Dataset content
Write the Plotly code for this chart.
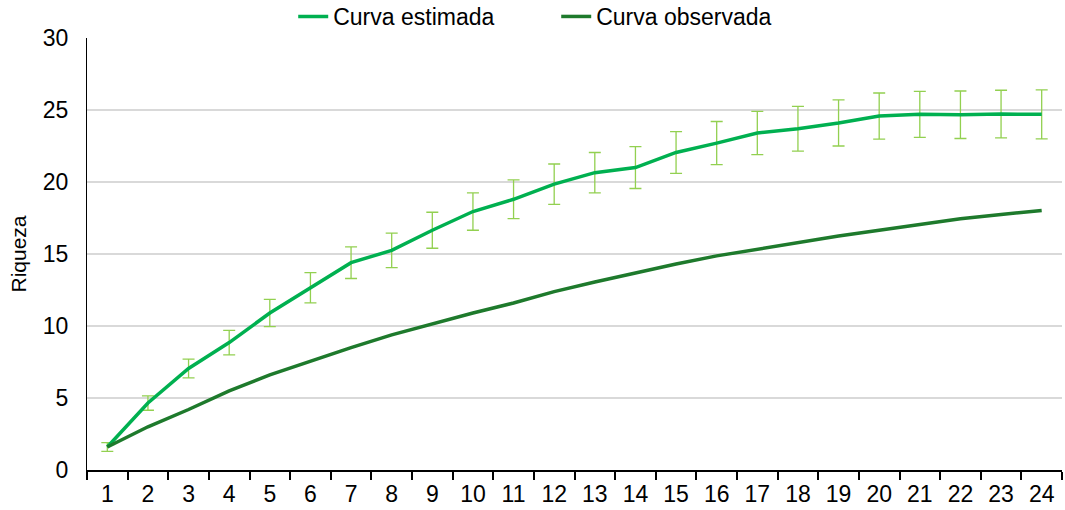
import plotly.graph_objects as go

muestras = [str(i) for i in range(1, 25)]
curva_estimada = [1.6, 4.65, 7.05, 8.85, 10.9, 12.65, 14.4, 15.25, 16.65, 17.95, 18.8, 19.85,
                  20.65, 21.0, 22.05, 22.7, 23.4, 23.7, 24.1, 24.58, 24.7, 24.67, 24.72, 24.7]
error_estimada = [0.3, 0.5, 0.65, 0.85, 0.95, 1.05, 1.1, 1.2, 1.25, 1.3, 1.35, 1.4,
                  1.4, 1.45, 1.45, 1.5, 1.5, 1.55, 1.6, 1.6, 1.6, 1.65, 1.65, 1.7]
curva_observada = [1.6, 3.0, 4.2, 5.5, 6.6, 7.57, 8.5, 9.38, 10.15, 10.9, 11.6, 12.39,
                   13.06, 13.7, 14.3, 14.87, 15.35, 15.8, 16.25, 16.65, 17.05, 17.45, 17.75, 18.02]

FONT = "Liberation Sans, Arial, sans-serif"

fig = go.Figure()
fig.add_trace(go.Scatter(
    x=muestras, y=curva_estimada, name="Curva estimada", mode="lines",
    line=dict(color="#00B050", width=3.5),
    error_y=dict(type="data", array=error_estimada, visible=True,
                 color="#92D050", thickness=1.3, width=6),
))
fig.add_trace(go.Scatter(
    x=muestras, y=curva_observada, name="Curva observada", mode="lines",
    line=dict(color="#1E7A2C", width=3.5),
))

fig.update_layout(
    width=1065, height=510,
    margin=dict(l=87, r=3, t=38, b=40, autoexpand=False),
    paper_bgcolor="white", plot_bgcolor="white",
    font=dict(family=FONT, size=23, color="black"),
    showlegend=True,
    legend=dict(orientation="h", x=0.2115, xanchor="left", y=1.0, yanchor="bottom",
                font=dict(size=23), tracegroupgap=0, entrywidth=218,
                bgcolor="rgba(0,0,0,0)"),
    xaxis=dict(type="category", tickson="boundaries", ticks="outside", ticklen=8,
               tickcolor="black", tickwidth=1.5, showline=True, linecolor="black",
               linewidth=1.5, showgrid=False, tickfont=dict(size=23),
               ticklabelstandoff=3, range=[-0.5, 23.5]),
    yaxis=dict(range=[0, 30], dtick=5, showgrid=True, gridcolor="#D9D9D9", gridwidth=1.5,
               showline=True, linecolor="black", linewidth=1, ticks="",
               tickfont=dict(size=23), zeroline=False, ticklabelstandoff=13,
               title=dict(text="Riqueza", font=dict(size=21), standoff=10)),
)

fig.write_html("out.html", config={"displayModeBar": False},
               post_script="document.body.style.margin='0';")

Work to complete
Repeat the listing above from its first line through the line that contains "import plotly.graph_objects as go", both included, and nothing more. Drop the pictures.

Answer in full
Write the Plotly code for this chart.
import plotly.graph_objects as go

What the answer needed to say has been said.